Os próximos passos: cronograma de negociação, definição de setores vulneráveis e a expectativa de que o impasse seja pelo menos parcialmente resolvido “em semanas”. Ficou combinado que representantes do Brasil, à frente o chanceler Mauro Vieira, seguirão se reunindo, sem postergações, com a tríade direista do ministério Trump, o representante Comercial dos EUA, Howard Lutnick, o secretário do Tesouro, Scott Bessent, e o secretário de Estado, Marco Rubio, para transformar intenções em ações. Lula e Trump posaram sorrindo, Trump trocou palavras amáveis com Lula e o Brasil e até um possível reencontro, de parte a parte, em Brasília e Washington, foi aventado. Essa parte não é ficção, pessoal, e Lula ganhou ao não se curvar à mais influente potência do mundo, como fizeram presidentes de países mais ricos e militarmente mais poderosos – a presidente da Suíça, Karin Keller-Sutter, e outros membros da diplomacia da União Européia, que foram correndo para Washington, e saíram de mãos abanando -, tratou, no timing certo, dos temas que quis, e mostrou-se confortável num cenário que muitos consideravam hostil. Como disse o PHD em economia política e internacional, o professor Samuel Braun, “foi melhor do que o esperado”, além da semiótica, os tons de voz, a linguagem corporal, os sorrisos.

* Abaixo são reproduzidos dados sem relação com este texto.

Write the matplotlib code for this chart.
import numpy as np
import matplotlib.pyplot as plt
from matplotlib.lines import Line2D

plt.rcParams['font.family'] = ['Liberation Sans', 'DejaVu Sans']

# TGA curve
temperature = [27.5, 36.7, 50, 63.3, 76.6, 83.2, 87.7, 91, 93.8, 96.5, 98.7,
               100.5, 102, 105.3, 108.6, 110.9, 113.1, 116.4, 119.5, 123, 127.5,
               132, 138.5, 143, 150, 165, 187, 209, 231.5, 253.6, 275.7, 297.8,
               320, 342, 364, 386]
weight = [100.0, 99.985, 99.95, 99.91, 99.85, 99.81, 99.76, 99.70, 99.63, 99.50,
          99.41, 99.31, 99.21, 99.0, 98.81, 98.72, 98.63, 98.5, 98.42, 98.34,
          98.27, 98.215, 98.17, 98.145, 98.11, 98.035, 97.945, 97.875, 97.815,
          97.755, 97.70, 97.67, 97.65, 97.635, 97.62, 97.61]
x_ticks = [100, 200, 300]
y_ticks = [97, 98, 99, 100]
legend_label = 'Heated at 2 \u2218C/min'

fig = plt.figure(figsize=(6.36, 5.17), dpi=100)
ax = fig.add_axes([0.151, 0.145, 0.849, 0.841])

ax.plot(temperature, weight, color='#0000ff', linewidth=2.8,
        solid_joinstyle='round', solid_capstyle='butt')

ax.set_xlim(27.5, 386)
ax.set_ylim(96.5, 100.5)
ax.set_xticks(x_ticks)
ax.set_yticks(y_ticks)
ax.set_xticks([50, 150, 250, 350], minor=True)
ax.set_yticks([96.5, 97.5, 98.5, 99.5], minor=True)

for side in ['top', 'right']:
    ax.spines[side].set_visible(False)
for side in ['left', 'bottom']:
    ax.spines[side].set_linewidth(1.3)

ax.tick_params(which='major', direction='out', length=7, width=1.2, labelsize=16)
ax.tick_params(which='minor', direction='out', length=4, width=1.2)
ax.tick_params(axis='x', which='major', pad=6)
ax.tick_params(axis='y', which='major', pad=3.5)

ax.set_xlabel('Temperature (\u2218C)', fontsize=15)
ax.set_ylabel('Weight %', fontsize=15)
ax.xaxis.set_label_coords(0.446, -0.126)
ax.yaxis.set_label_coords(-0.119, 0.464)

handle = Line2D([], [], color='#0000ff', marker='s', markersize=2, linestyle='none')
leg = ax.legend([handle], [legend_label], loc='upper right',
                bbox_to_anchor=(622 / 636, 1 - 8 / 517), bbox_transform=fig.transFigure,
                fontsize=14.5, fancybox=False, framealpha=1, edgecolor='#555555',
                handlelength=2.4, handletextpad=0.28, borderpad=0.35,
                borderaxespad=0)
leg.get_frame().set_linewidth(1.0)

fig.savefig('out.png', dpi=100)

Apanhados na teia que eles próprios ajudaram a tecer — a aposta de que o “quanto pior para o Brasil” beneficiaria o ex-governo e seu clã, já de olho em 2026- e de que o esquema paralelo lhes garantiria acesso oculto aos corredores de poder — os dois hoje se encontram desterrados: fora da “porta dos fundos” da Casa Branca, fora dos gabinetes que sonharam, sem bilhete de entrada, olhando o baile do lado de fora, sem ninguém chamar para dançar. A cena em Kuala Lumpur é um lembrete público de que quem aposta no caos alheio gera, em última instância, o seu próprio ostracismo.

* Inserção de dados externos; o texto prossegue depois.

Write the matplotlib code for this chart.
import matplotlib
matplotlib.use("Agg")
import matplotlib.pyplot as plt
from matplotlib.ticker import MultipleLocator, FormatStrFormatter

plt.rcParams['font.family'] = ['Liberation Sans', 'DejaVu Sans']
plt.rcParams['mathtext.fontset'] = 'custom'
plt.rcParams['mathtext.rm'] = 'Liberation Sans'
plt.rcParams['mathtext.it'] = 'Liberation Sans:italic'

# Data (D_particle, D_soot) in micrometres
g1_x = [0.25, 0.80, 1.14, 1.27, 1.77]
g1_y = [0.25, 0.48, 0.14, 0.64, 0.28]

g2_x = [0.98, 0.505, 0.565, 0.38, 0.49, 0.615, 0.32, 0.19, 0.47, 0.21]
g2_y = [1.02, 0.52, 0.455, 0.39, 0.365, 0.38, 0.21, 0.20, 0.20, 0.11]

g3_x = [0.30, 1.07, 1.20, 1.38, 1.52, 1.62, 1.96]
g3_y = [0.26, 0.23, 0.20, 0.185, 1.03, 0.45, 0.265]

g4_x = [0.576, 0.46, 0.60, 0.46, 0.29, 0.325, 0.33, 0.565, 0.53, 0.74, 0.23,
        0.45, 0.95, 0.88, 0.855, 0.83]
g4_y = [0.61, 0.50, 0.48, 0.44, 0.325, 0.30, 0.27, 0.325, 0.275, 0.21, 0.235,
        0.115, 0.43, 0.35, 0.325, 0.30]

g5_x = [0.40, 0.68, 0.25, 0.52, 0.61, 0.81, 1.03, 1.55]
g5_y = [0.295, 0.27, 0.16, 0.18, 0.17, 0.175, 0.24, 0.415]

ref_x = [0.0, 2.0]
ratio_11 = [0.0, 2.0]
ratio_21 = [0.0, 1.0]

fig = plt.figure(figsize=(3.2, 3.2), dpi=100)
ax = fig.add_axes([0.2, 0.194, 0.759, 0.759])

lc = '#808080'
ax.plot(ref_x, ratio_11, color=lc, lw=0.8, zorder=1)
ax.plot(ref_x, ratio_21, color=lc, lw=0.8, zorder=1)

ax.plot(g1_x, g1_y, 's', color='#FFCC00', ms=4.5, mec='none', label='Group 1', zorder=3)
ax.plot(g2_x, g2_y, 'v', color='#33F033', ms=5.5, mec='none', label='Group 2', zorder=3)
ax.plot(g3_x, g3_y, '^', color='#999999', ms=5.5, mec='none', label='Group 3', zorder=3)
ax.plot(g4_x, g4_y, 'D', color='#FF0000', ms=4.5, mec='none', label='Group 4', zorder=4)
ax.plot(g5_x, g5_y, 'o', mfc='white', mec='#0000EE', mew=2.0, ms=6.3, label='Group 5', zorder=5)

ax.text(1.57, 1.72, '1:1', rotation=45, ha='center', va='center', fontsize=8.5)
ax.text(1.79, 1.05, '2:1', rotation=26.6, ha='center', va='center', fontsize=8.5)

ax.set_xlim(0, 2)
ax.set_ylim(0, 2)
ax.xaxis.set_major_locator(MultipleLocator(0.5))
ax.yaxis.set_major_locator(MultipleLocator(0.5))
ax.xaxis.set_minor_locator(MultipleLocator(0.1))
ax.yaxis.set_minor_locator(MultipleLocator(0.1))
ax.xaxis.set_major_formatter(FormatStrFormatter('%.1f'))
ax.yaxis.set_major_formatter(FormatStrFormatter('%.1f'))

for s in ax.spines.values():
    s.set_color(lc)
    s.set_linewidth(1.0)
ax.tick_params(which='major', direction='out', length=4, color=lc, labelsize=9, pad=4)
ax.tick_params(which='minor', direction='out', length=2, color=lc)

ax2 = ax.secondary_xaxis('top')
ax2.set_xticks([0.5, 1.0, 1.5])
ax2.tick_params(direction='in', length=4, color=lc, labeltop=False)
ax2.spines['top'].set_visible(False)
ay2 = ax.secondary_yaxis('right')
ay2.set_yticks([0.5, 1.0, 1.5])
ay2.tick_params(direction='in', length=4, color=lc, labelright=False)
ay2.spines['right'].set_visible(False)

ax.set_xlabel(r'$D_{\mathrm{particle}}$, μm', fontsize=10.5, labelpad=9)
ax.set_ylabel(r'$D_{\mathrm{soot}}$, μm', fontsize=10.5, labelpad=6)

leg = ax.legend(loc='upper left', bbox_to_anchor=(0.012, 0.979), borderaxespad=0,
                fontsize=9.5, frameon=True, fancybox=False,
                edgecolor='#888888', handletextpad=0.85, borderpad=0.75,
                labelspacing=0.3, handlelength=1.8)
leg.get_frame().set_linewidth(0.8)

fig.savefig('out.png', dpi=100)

Eduardo Bolsonaro e Paulo Figueiredo ficam com o quê? O cenário não é nada promissor. Não é simplesmente que o trem da vez deu partida sem eles — é que o trem fez questão de acelerar e os deixar para trás. O “quarto cantinho” no fundo da diplomacia e da política americana, esse era o lugar ideal para conspirar na penumbra, foi substituído pelo palco iluminado, de Lula brilhando e dos holofotes, que eles assistem mordendo o cotovelo de inveja.
A porta dos fundos da Casa Branca, que antes parecia um atalho promissor para seus sonhos de influência e articulação, hoje surge como símbolo de expectativa frustrada: não entram, não comandam, não circulam. O que lhes resta? Talvez a histeria retórica nas redes sociais – nesse momento viraram memes – ou uma tentativa de ressurgimento como vozes insurgentes. Mas ainda tem palco?
Mas as apostas de que o “quanto pior melhor” para o Brasil — e, portanto, para seus interesses — que foram vantagem política pessoal -, agora parecem arriscadas. O “quanto pior” funcionou como componente de uma estratégia que apostava na desestabilização para gerar oportunidade: queda de popularidade, crise institucional, tensão externa. Porém, no instante em que Brasília e Washington escolheram dialogar e dar seguimento à negociação, o que parecia atalho virou rua sem saída. Além de o Brasil demonstrar, em sua política externa, que conseguiria substituir o mercado norte-americano, por muitos outros ao redor do planeta – China incluída.
O futuro para Eduardo Bolsonaro e Paulo Figueiredo se divide em dois caminhos — e nenhum deles é confortável: ou se reciclarem, alinhando-se ao novo rumo diplomático, tentando recuperar traços de relevância; ou permanecerem no oposto, abrindo mão de diálogo e aceitando a condição de sombra, de “lunáticos” da vez. Monarks do lobismo político. Se escolherem permanecer na sombra, o risco é que se tornem irrelevantes — personagens de segundo plano em cenários em que a ação real acontece longe dos seus interesses iniciais.
Em suma: enquanto Lula e Trump apertavam a mão e anunciavam “bons acordos”, os dois conspiradores sentados na sala vêem seu estribilho de poder desvanecer. A madrugada suja para eles não foi aquela em Kuala Lumpur — foi a hora em que perceberem que o plano de dominação de bastidor não inclui plateia nem tapete vermelho. Resta-lhes agora decidir se voltam a sonhar com acesso ou se acordam para a política real – com todos os seus pesadelos e fantasmas.